==== Available data ====

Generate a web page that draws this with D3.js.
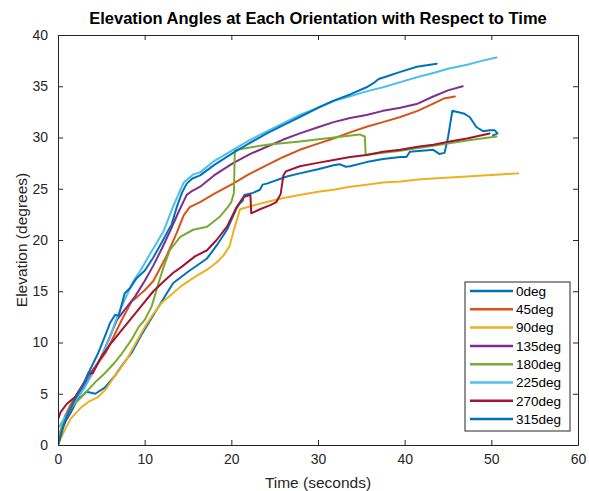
<!DOCTYPE html>
<html>
<head>
<meta charset="utf-8">
<script src="https://cdn.jsdelivr.net/npm/d3@7"></script>
<style>
  html, body { margin: 0; padding: 0; background: #fff; }
  svg { display: block; font-family: "Liberation Sans", Arial, Helvetica, sans-serif; }
</style>
</head>
<body>
<svg id="chart" width="589" height="491"></svg>
<script>
// ---- Data (time in seconds, elevation in degrees) ----
const seriesNames = ["0deg", "45deg", "90deg", "135deg", "180deg", "225deg", "270deg", "315deg"];
const seriesColors = ["#0072BD", "#D95319", "#EDB120", "#7E2F8E", "#77AC30", "#4DBEEE", "#A2142F", "#0072BD"];

const data0deg = [[0,0],[0.5,1.8],[1.5,3.2],[2.15,4.3],[2.7,4.7],[3.3,5.2],[4.3,5.0],[5.4,5.6],[6.6,6.8],[7.5,7.9],[8.5,9.0],[9.6,10.7],[10.8,12.4],[12.7,15.0],[13.3,15.8],[15,16.9],[17.2,18.2],[18.5,19.7],[19.5,21.0],[20.6,23.1],[21,23.6],[21.3,23.8],[21.5,24.4],[22.5,24.6],[23.3,24.9],[23.6,25.4],[24.1,25.5],[26.4,26.2],[27.9,26.5],[30,26.9],[31.8,27.3],[32.5,27.4],[33.2,27.15],[33.7,27.2],[35.6,27.6],[37.5,27.9],[39.5,28.1],[40.2,28.1],[40.6,28.6],[43.3,28.8],[44.0,28.4],[44.6,28.5],[45.0,30.0],[45.5,32.6],[46.8,32.35],[47.5,32.0],[48.3,31.0],[49.1,30.6],[49.8,30.7],[50.4,30.7],[50.7,30.4],[50.2,30.2]];
const data45deg = [[0,0],[0.8,2.8],[1.5,4.0],[2.7,5.7],[3.5,6.8],[4.65,8.0],[5.5,9.0],[6.2,10.2],[7.35,12.2],[8.5,14.0],[9.2,14.5],[10,15.1],[11,16.0],[12.5,18.4],[13.7,20.7],[14.5,22.4],[15.2,23.2],[16.4,23.7],[18,24.5],[20.2,25.5],[22,26.4],[24.1,27.3],[26,28.1],[27.9,28.8],[30,29.4],[31.8,29.9],[33.7,30.5],[35.6,31.05],[37.5,31.5],[39.5,32.0],[41.5,32.6],[43.3,33.3],[44.5,33.8],[45.8,34.0]];
const data90deg = [[0,0],[0.3,0.6],[0.8,1.5],[1.5,2.6],[2.7,3.7],[3.5,4.2],[4.65,4.7],[5.5,5.4],[6.2,6.3],[7,7.2],[8.1,8.6],[9,10.0],[10,11.5],[11,12.8],[12,13.9],[13,14.6],[14.2,15.5],[15.8,16.4],[17.2,17.1],[18.3,17.8],[19.1,18.5],[19.8,19.4],[20.3,21.0],[20.8,22.4],[21.0,23.0],[22.2,23.3],[24.1,23.7],[26,24.1],[27.9,24.4],[30,24.7],[31.8,24.9],[33.7,25.2],[35.6,25.4],[37.5,25.6],[39.5,25.7],[41.5,25.9],[43.3,26.0],[45.2,26.1],[47.2,26.2],[49,26.3],[51,26.4],[53.1,26.5]];
const data135deg = [[0,0],[0.5,1.5],[1,2.6],[2,4.2],[3,5.6],[4,7.2],[5,8.6],[6,10.6],[6.8,12.2],[7.8,13.3],[8.9,14.5],[10,16.0],[11,17.5],[12,19.2],[13,21.0],[14,22.9],[14.85,24.4],[15.5,24.8],[16.4,25.2],[18,26.3],[20.2,27.5],[22.2,28.4],[24.1,29.1],[26,29.8],[27.9,30.4],[30,31.0],[31.8,31.5],[33.7,31.9],[35.6,32.2],[37.5,32.6],[39.5,32.9],[41.5,33.3],[43.3,34.0],[45,34.6],[46.7,35.0]];
const data180deg = [[0,0],[0.05,0.8],[0.5,2.0],[1.6,3.7],[2.5,4.5],[3.5,5.4],[4.5,6.3],[5.4,7.0],[6.5,8.0],[7.35,8.9],[8.5,10.3],[9.3,11.5],[10,12.2],[10.8,13.5],[11.6,15.8],[12.2,17.4],[12.9,19.0],[14.1,20.3],[15.6,21.0],[17.2,21.3],[18.7,22.3],[19.5,23.1],[20.0,23.7],[20.3,24.6],[20.4,28.7],[20.6,28.8],[24.1,29.3],[27.9,29.6],[31.8,30.0],[34.8,30.3],[35.4,30.1],[35.5,28.3],[37.5,28.5],[39.5,28.7],[43.3,29.2],[47.2,29.7],[50.6,30.1]];
const data225deg = [[0,1.6],[0.5,2.3],[1,3.0],[2,4.3],[3,5.5],[4,7.0],[5,8.6],[6,10.5],[6.6,12.0],[7.5,13.8],[8.7,16.0],[9.5,17.0],[10.6,18.6],[12.15,20.8],[13.3,23.3],[14.5,25.6],[15.6,26.4],[16.4,26.6],[18,27.7],[20.2,28.8],[22,29.7],[24.1,30.6],[26,31.4],[27.9,32.2],[30,32.9],[32,33.6],[34,34.1],[35.6,34.5],[37.5,34.9],[39.5,35.4],[41.5,35.9],[43.3,36.3],[45,36.7],[47.2,37.1],[49,37.5],[50.6,37.8]];
const data270deg = [[0,2.5],[0.3,3.2],[1,4.0],[2,4.7],[3,6.0],[3.5,7.0],[4,7.0],[5,8.6],[6,9.8],[7.35,11.2],[8.5,12.4],[9.65,13.6],[11,15.0],[12,15.8],[13.3,16.8],[14.3,17.4],[15.8,18.4],[17.2,19.0],[18.3,20.0],[19.5,21.3],[20.6,23.2],[21.4,24.2],[22.2,24.4],[22.3,22.6],[23.3,23.0],[24.5,23.4],[25.2,23.7],[25.7,24.5],[26.0,26.3],[26.3,26.7],[27.9,27.2],[29.8,27.5],[31.8,27.8],[33.7,28.1],[35.6,28.3],[37.5,28.6],[39.5,28.8],[41.5,29.1],[43.3,29.3],[45.2,29.6],[47.2,29.9],[49.8,30.4]];
const data315deg = [[0,0],[0.5,1.5],[1,2.8],[2,4.5],[3,6.0],[3.5,7.0],[4.6,8.9],[5.5,10.8],[6,11.9],[6.6,12.7],[7,12.6],[7.7,14.8],[8.3,15.3],[9.1,16.3],[10,17.0],[11,18.3],[12,19.8],[12.5,20.6],[13.1,21.5],[13.7,23.2],[14.3,24.6],[14.85,25.5],[15.5,26.0],[16.4,26.3],[18,27.3],[20.2,28.5],[22,29.4],[24.1,30.4],[26,31.2],[27.9,32.0],[30,32.9],[31.8,33.6],[33.7,34.2],[35.6,34.9],[36.4,35.3],[37,35.7],[37.9,35.95],[39.5,36.4],[41.4,36.9],[43.7,37.2]];

const allSeries = [data0deg, data45deg, data90deg, data135deg, data180deg, data225deg, data270deg, data315deg];

const xTicks = [0, 10, 20, 30, 40, 50, 60];
const yTicks = [0, 5, 10, 15, 20, 25, 30, 35, 40];

const titleText = "Elevation Angles at Each Orientation with Respect to Time";
const xLabel = "Time (seconds)";
const yLabel = "Elevation (degrees)";

(function draw() {
  const svg = d3.select("#chart");
  const pL = 58, pR = 578, pT = 35, pB = 445;
  const axisColor = "#262626";
  const fontFam = "'Liberation Sans', Arial, sans-serif";

  const x = d3.scaleLinear().domain([0, 60]).range([pL, pR]);
  const y = d3.scaleLinear().domain([0, 40]).range([pB, pT]);

  svg.append("rect").attr("x", 0).attr("y", 0).attr("width", 589).attr("height", 491).attr("fill", "#fff");

  svg.append("clipPath").attr("id", "plotclip").append("rect")
    .attr("x", pL).attr("y", pT).attr("width", pR - pL).attr("height", pB - pT);

  const line = d3.line().x(d => x(d[0])).y(d => y(d[1]));
  const g = svg.append("g").attr("clip-path", "url(#plotclip)");
  allSeries.forEach((s, i) => {
    g.append("path")
      .datum(s)
      .attr("d", line)
      .attr("fill", "none")
      .attr("stroke", seriesColors[i])
      .attr("stroke-width", 2)
      .attr("stroke-linejoin", "round")
      .attr("stroke-linecap", "round");
  });

  const tickLen = 5;
  const axB = svg.append("g").attr("transform", `translate(0,${pB})`)
    .call(d3.axisBottom(x).tickValues(xTicks).tickSize(-tickLen).tickSizeOuter(0).tickPadding(9).tickFormat(d3.format("d")));
  const axT = svg.append("g").attr("transform", `translate(0,${pT})`)
    .call(d3.axisTop(x).tickValues(xTicks).tickSize(-tickLen).tickSizeOuter(0).tickFormat(""));
  const axL = svg.append("g").attr("transform", `translate(${pL},0)`)
    .call(d3.axisLeft(y).tickValues(yTicks).tickSize(-tickLen).tickSizeOuter(0).tickPadding(10).tickFormat(d3.format("d")));
  const axR = svg.append("g").attr("transform", `translate(${pR},0)`)
    .call(d3.axisRight(y).tickValues(yTicks).tickSize(-tickLen).tickSizeOuter(0).tickFormat(""));

  [axB, axT, axL, axR].forEach(a => {
    a.select(".domain").attr("stroke", axisColor).attr("stroke-width", 1);
    a.selectAll(".tick line").attr("stroke", axisColor);
    a.selectAll(".tick text").attr("fill", axisColor)
      .style("font-family", fontFam).style("font-size", "14px");
  });

  svg.append("text")
    .attr("x", (pL + pR) / 2).attr("y", 24)
    .attr("text-anchor", "middle")
    .attr("font-weight", "bold")
    .attr("font-size", "16.5px")
    .attr("fill", "#000")
    .text(titleText);

  svg.append("text")
    .attr("x", (pL + pR) / 2).attr("y", 488)
    .attr("text-anchor", "middle")
    .attr("font-size", "15.5px")
    .attr("fill", axisColor)
    .text(xLabel);

  svg.append("text")
    .attr("transform", `translate(27,${(pT + pB) / 2}) rotate(-90)`)
    .attr("text-anchor", "middle")
    .attr("font-size", "15.5px")
    .attr("fill", axisColor)
    .text(yLabel);

  const lgX = 465, lgY = 282, lgW = 105, lgH = 149;
  const lg = svg.append("g");
  lg.append("rect").attr("x", lgX).attr("y", lgY).attr("width", lgW).attr("height", lgH)
    .attr("fill", "#fff").attr("stroke", axisColor).attr("stroke-width", 1);
  seriesNames.forEach((name, i) => {
    const ry = 291 + i * 18.3;
    lg.append("line").attr("x1", 470).attr("x2", 513).attr("y1", ry).attr("y2", ry)
      .attr("stroke", seriesColors[i]).attr("stroke-width", 2.5);
    lg.append("text").attr("x", 516).attr("y", ry + 4.8)
      .attr("font-size", "13.5px").attr("fill", "#000").text(name);
  });
})();
</script>
</body>
</html>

====

Work to complete ▸ Find every line containing the word "with", then give the total and nothing more.

Worked solution ▸ 2